Kötümser senaryoda ise 1997’deki olaylara benzer bir sürecin yeniden yaşanması ve Sali Berisha’nın apar-topar hükümeti bırakması söz konusu olabilir. Nitekim dış ve iç konjonktür 1997 dönemini hatırlatmaktadır. O dönemde de Sali Berisha bu kez cumhurbaşkanlığı makamı ile ön planda idi ve parlamento çoğunluğu ile de hükümet Demokratlar’da idi. Yine o dönemde de ana muhalefette Sosyalistler bulunuyordu. Yolsuzluk ve rüşvet iddiaları ile bankerlerin sebep olduğu toplumsal çöküş kıyaslanamayacaksa da Berisha’nın o dönemde iç savaş endişesi ile hükümetten çekilmesini tetikleyen dış konjonktür gelişmeleri bugünü andırıyordu. Türkiye kaynaklı tehdit söylemi ile ABD’yi harekete geçiren Yunan lobisi, o dönemde Türkiye ile ilişkilerini yavaşlatan ve Yunanistan’la yakınlaşan Fatos Nano’nun iktidarının önünü açmıştır.
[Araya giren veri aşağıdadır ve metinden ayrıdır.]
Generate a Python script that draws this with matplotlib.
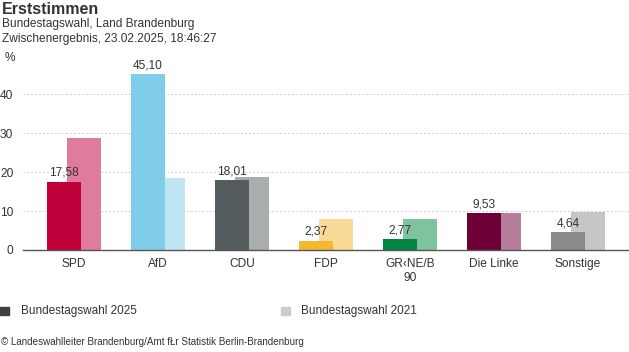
import numpy as np
import matplotlib.pyplot as plt

# Daten
parteien = ["SPD", "AfD", "CDU", "FDP", "GR\u2039NE/B\n90", "Die Linke", "Sonstige"]
werte_2025 = [17.58, 45.10, 18.01, 2.37, 2.77, 9.53, 4.64]
werte_2021 = [28.8, 18.5, 18.8, 8.0, 8.0, 9.6, 9.7]
farben_2025 = ["#c0003c", "#80cde9", "#555c5e", "#f3b92f", "#008542", "#6e0038", "#8a8a8a"]
farben_2021 = ["#df7b9b", "#c0e6f4", "#a9adae", "#f9da97", "#7fc2a0", "#b67e9b", "#c6c6c6"]

plt.rcParams["font.family"] = ["Liberation Sans", "DejaVu Sans"]

fig = plt.figure(figsize=(6.29, 3.52), dpi=100)
ax = fig.add_axes([23 / 629, 1 - 250 / 352, 1 - 23 / 629, (250 - 65) / 352])

x = np.arange(len(parteien))
breite = 0.405
versatz = 0.12

# 2021 hinten, 2025 vorne
ax.bar(x + versatz, werte_2021, width=breite, color=farben_2021, zorder=2)
ax.bar(x - versatz, werte_2025, width=breite, color=farben_2025, zorder=3)

for xi, v in zip(x, werte_2025):
    ax.annotate(f"{v:.2f}".replace(".", ","), (xi - versatz, v),
                xytext=(0, 2), textcoords="offset points",
                ha="center", va="bottom", fontsize=8.6, color="#333333", zorder=4)

ax.set_xlim(-0.607, len(parteien) - 1 + 0.607)
ax.set_ylim(0, 47.5)
ax.set_yticks([0, 10, 20, 30, 40])
ax.set_xticks(x)
ax.set_xticklabels(parteien, fontsize=8.6, color="#333333", linespacing=1.15)
ax.tick_params(axis="both", length=0, labelsize=8.6, colors="#333333")
ax.tick_params(axis="x", pad=6)
ax.tick_params(axis="y", pad=7)

ax.yaxis.grid(True, linestyle=(0, (2, 2)), color="#d0d0d0", linewidth=0.7, zorder=0)
ax.set_axisbelow(True)
for s in ["top", "right", "left"]:
    ax.spines[s].set_visible(False)
ax.spines["bottom"].set_color("#555555")
ax.spines["bottom"].set_linewidth(1.0)
ax.spines["bottom"].set_zorder(5)

# Titel
fig.text(2 / 629, 1 - 10 / 352, "Erststimmen", fontsize=11.5, fontweight="bold",
         color="#333333", va="center", ha="left")
fig.text(2 / 629, 1 - 24 / 352, "Bundestagswahl, Land Brandenburg", fontsize=8.6,
         color="#333333", va="center", ha="left")
fig.text(2 / 629, 1 - 39 / 352, "Zwischenergebnis, 23.02.2025, 18:46:27", fontsize=8.6,
         color="#333333", va="center", ha="left")
fig.text(5 / 629, 1 - 58 / 352, "%", fontsize=8.6, color="#333333", va="center", ha="left")

# Legende
fig.patches.append(plt.Rectangle((0, 1 - 315 / 352), 9 / 629, 8 / 352,
                                 transform=fig.transFigure, color="#404040"))
fig.text(21 / 629, 1 - 311 / 352, "Bundestagswahl 2025", fontsize=8.5,
         color="#333333", va="center", ha="left")
fig.patches.append(plt.Rectangle((281 / 629, 1 - 315 / 352), 9 / 629, 8 / 352,
                                 transform=fig.transFigure, color="#cccccc"))
fig.text(301 / 629, 1 - 311 / 352, "Bundestagswahl 2021", fontsize=8.5,
         color="#333333", va="center", ha="left")

fig.text(1 / 629, 1 - 342 / 352,
         "\u00a9 Landeswahlleiter Brandenburg/Amt f\u0141r Statistik Berlin-Brandenburg",
         fontsize=7.1, color="#333333", va="center", ha="left")

fig.savefig("out.png", dpi=100)
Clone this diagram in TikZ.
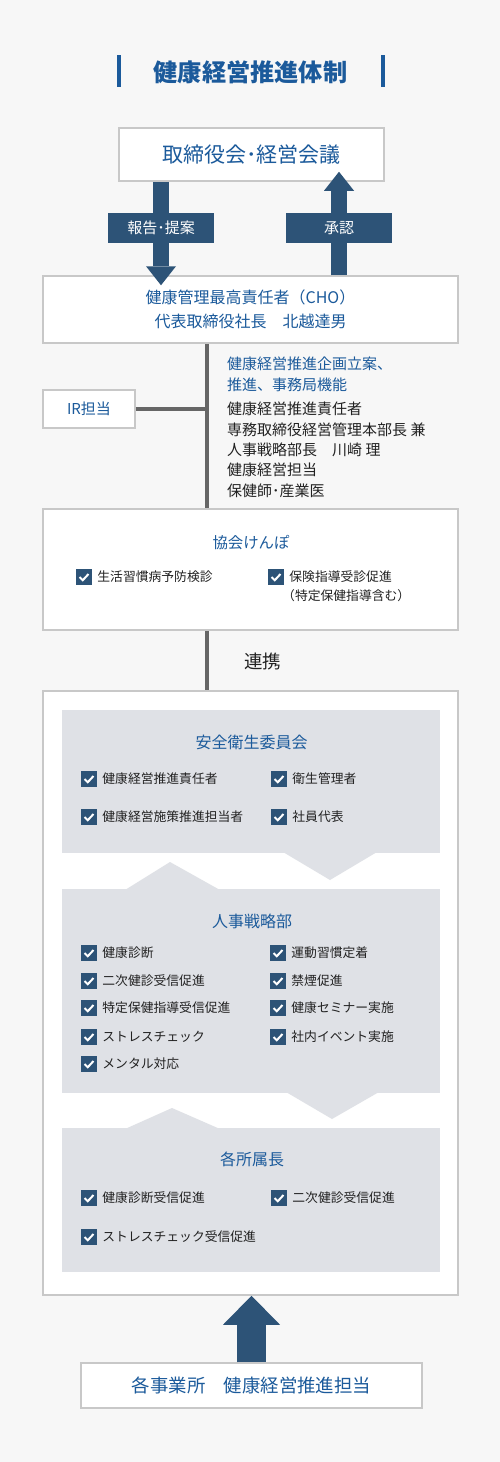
\documentclass[tikz,border=0pt]{standalone}
\usepackage{fontspec}
\setmainfont{Noto Sans CJK JP}
\usetikzlibrary{positioning,arrows.meta}

\definecolor{bgcol}{RGB}{247,247,247}
\definecolor{boxgray}{RGB}{200,200,200}
\definecolor{txtblue}{RGB}{27,90,155}
\definecolor{arrowblue}{RGB}{45,83,119}
\definecolor{panelgray}{RGB}{223,225,230}
\definecolor{spinegray}{RGB}{102,102,102}
\definecolor{txtblack}{RGB}{34,34,34}

\begin{document}
\begin{tikzpicture}[x=1pt,y=-1pt,
    box/.style={draw=boxgray,line width=1.5pt,fill=white,inner sep=0pt,text=txtblue,align=center},
    tag/.style={fill=arrowblue,text=white,inner sep=0pt,minimum width=106pt,minimum height=30pt,font=\fontsize{15}{17}\selectfont},
    panel/.style={fill=panelgray,inner sep=0pt,minimum width=378pt},
    head/.style={text=txtblue,inner sep=0pt,font=\fontsize{16}{18}\selectfont},
    item/.style={text=txtblack,inner sep=0pt,anchor=west,font=\fontsize{12.8}{15}\selectfont},
    chkbox/.style={fill=arrowblue,inner sep=0pt,minimum size=16pt,
      path picture={\draw[white,line width=2pt]
        ([shift={(3.5pt,8pt)}]path picture bounding box.south west) --
        ([shift={(6.8pt,4.8pt)}]path picture bounding box.south west) --
        ([shift={(12.5pt,11pt)}]path picture bounding box.south west);}},
    bigarrow/.style={draw=arrowblue,line width=16pt,-{Triangle[width=30pt,length=19pt,line width=0pt]}},
    spine/.style={draw=spinegray,line width=4pt},
    titlebar/.style={draw=txtblue,line width=4pt}]

  \useasboundingbox (0,0) rectangle (500,1462);
  \fill[bgcol] (0,0) rectangle (500,1462);

  % title
  \node[text=txtblue,inner sep=0pt,font=\bfseries\fontsize{24.2}{26}\selectfont] (title) at (250.5,72) {健康経営推進体制};
  \draw[titlebar] (119,55) -- (119,87);
  \draw[titlebar] (383,55) -- (383,87);

  % board and CHO
  \node[box,minimum width=265pt,minimum height=53pt,font=\fontsize{21}{23}\selectfont] (board) at (251.5,154.5) {取締役会･経営会議};
  \node[box,minimum width=415pt,minimum height=67pt,font=\fontsize{16}{23.5}\selectfont] (cho) at (250.5,309.5) {健康管理最高責任者（CHO）\\代表取締役社長　北越達男};

  \node[tag] (report) at (161,228) {};
  \node[tag] (approve) at (339,228) {};
  \draw[bigarrow,shorten >=-10pt] (board.south -| report) -- (cho.north -| report);
  \draw[bigarrow,shorten >=-10pt] (cho.north -| approve) -- (board.south -| approve);
  \node[tag] at (report) {報告･提案};
  \node[tag] at (approve) {承認};

  % secretariat
  \coordinate (axis) at (207,0);
  \node[box,minimum width=92pt,minimum height=38pt,font=\fontsize{15}{17}\selectfont] (ir) at (89,409) {IR担当};
  \node[text=txtblue,inner sep=0pt,anchor=north west,align=left,font=\fontsize{15}{21}\selectfont] (plan) at (227,357)
    {健康経営推進企画立案、\\推進、事務局機能};
  \node[text=txtblack,inner sep=0pt,anchor=north west,align=left,font=\fontsize{15}{20.3}\selectfont] (staff) at (227,402)
    {健康経営推進責任者\\専務取締役経営管理本部長 兼\\人事戦略部長　川崎 理\\健康経営担当\\保健師･産業医};

  % kyokai kenpo
  \node[box,minimum width=415pt,minimum height=121pt] (kenpo) at (250.5,569.5) {};
  \node[head,font=\fontsize{15.4}{18}\selectfont] (kenpot) at (251,543) {協会けんぽ};
  \node[chkbox] (k01) at (84,577) {};
  \node[item,right=5pt of k01] (i01) {生活習慣病予防検診};
  \node[chkbox] (k02) at (276,577) {};
  \node[item,right=5pt of k02] (i02) {保険指導受診促進};
  \node[item] (i03) at (282,596) {（特定保健指導含む）};

  \draw[spine] (cho.south -| axis) -- (kenpo.north -| axis);
  \draw[spine] (ir.east) -- (ir.east -| axis);

  % big frame
  \node[box,minimum width=415pt,minimum height=604pt] (frame) at (250.5,993) {};
  \draw[spine] (kenpo.south -| axis) -- (frame.north -| axis);
  \node[inner sep=0pt,text=txtblack,font=\fontsize{18.5}{20}\selectfont] (link) at (262.5,661) {連携};

  % panels
  \node[panel,minimum height=143pt] (p1) at (251,781.5) {};
  \node[panel,minimum height=204pt] (p2) at (251,991) {};
  \node[panel,minimum height=144pt] (p3) at (251,1200) {};
  \fill[panelgray] (283,852) -- (330,880) -- (377,852) -- cycle;
  \fill[panelgray] (125,890) -- (170,862) -- (220,890) -- cycle;
  \fill[panelgray] (286,1092) -- (332,1119) -- (379,1092) -- cycle;
  \fill[panelgray] (125,1129) -- (172,1108) -- (220,1129) -- cycle;

  % safety committee
  \node[head] (p1t) at (251.5,742) {安全衛生委員会};
  \node[chkbox] (k11) at (89,779) {};
  \node[item,right=5pt of k11] (i11) {健康経営推進責任者};
  \node[chkbox] (k12) at (279,779) {};
  \node[item,right=5pt of k12] (i12) {衛生管理者};
  \node[chkbox] (k13) at (89,817) {};
  \node[item,right=5pt of k13] (i13) {健康経営施策推進担当者};
  \node[chkbox] (k14) at (279,817) {};
  \node[item,right=5pt of k14] (i14) {社員代表};

  % HR strategy
  \node[head] (p2t) at (252,921) {人事戦略部};
  \node[chkbox] (k21) at (89,953) {};
  \node[item,right=5pt of k21] (i21) {健康診断};
  \node[chkbox] (k22) at (278,953) {};
  \node[item,right=5pt of k22] (i22) {運動習慣定着};
  \node[chkbox] (k23) at (89,981) {};
  \node[item,right=5pt of k23] (i23) {二次健診受信促進};
  \node[chkbox] (k24) at (278,981) {};
  \node[item,right=5pt of k24] (i24) {禁煙促進};
  \node[chkbox] (k25) at (89,1008) {};
  \node[item,right=5pt of k25] (i25) {特定保健指導受信促進};
  \node[chkbox] (k26) at (278,1008) {};
  \node[item,right=5pt of k26] (i26) {健康セミナー実施};
  \node[chkbox] (k27) at (89,1037) {};
  \node[item,right=5pt of k27] (i27) {ストレスチェック};
  \node[chkbox] (k28) at (278,1037) {};
  \node[item,right=5pt of k28] (i28) {社内イベント実施};
  \node[chkbox] (k29) at (89,1064) {};
  \node[item,right=5pt of k29] (i29) {メンタル対応};

  % site heads
  \node[head] (p3t) at (252,1159) {各所属長};
  \node[chkbox] (k31) at (89,1198) {};
  \node[item,right=5pt of k31] (i31) {健康診断受信促進};
  \node[chkbox] (k32) at (279,1198) {};
  \node[item,right=5pt of k32] (i32) {二次健診受信促進};
  \node[chkbox] (k33) at (89,1237) {};
  \node[item,right=5pt of k33] (i33) {ストレスチェック受信促進};

  % offices
  \node[box,minimum width=341pt,minimum height=45pt,font=\fontsize{18.4}{20}\selectfont] (office) at (251.5,1385.5) {各事業所　健康経営推進担当};
  \draw[draw=arrowblue,line width=29pt,-{Triangle[width=57pt,length=29pt,line width=0pt]}] (office.north) -- (office.north |- frame.south);
\end{tikzpicture}
\end{document}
Ülkede yolsuzluklar had safhadadır ancak ülke çoğunluğunun canı, bu yolsuzluklar nedeniyle Banker Krizi’nin yaşandığı dönemdeki gibi yanmamaktadır. Yönetime dönük eleştirel bakış, o dönemde olduğu gibi ülkeyi terk etmeye varacak noktada değildir. Yolsuzluklar bir şekilde tolere edilebilmektedir ve ülkenin AB perspektifi halkın mevcut durumun değişeceği yönündeki umudunu canlı tutmaktadır. AB’nin 1 Ocak 2011’den itibaren geçerli olmak üzere vizeleri kaldırması da mevcut durumda ve gösterilerin büyümemesinde etkendir. Dile getirildiğine rastlanılmamışsa da onun döneminde AB yolunun açılması ve vizelerin kaldırılması nedeniyle Berisha’nın sempati topladığı da düşünülebilir. Gösteriler ve protesto eylemlerinde 4 göstericinin hayatını yitirmesinin yarattığı olumsuzluklardan sıyrılabilirse hükümetin AB başarılarını 8 Mayıs 2011’deki yerel seçimlerde oya dönüştürmesi söz konusu olabilir. Ancak 2013’deki olağan genel seçimlere dek iktidarını koruması şüpheli görünmektedir.
Gözde KILIÇ YAŞIN
21.Yüzyıl Türkiye Enstitüsü
Kıbrıs ve Balkan Uzmanı
http://www.21yyte.org/tr/yazi6149-Arnavutluk_Olaylarinin_Tehdit_Boyutu_.html
[1] Yorgo Kırbaki, Hürriyet, 24 Ocak 2010
[2] Sali Berisha partisinin başından ayrılmaması, görev teslimini gerçekleştirmemesi nedeniyle eleştiriliyorsa da bu daha ziyade parti içi demokrasi ile ilgilidir ve seçimlere olumsuz bir yansıma yaratmamaktadır. Üstelik Mısır’daki Mübarek ya da Suriye’deki Esad ya da diğer benzerleri gibi ülke yönetiminin tek aktörü olmakla partisinin başında kalmaktaki isteklilik aynı ölçütlerle ele alınamaz.
[3] Şehirdeki bütün inşaat ihalelerden yüzde 20 pay aldığı iddiası da bu çerçevede önemlidir.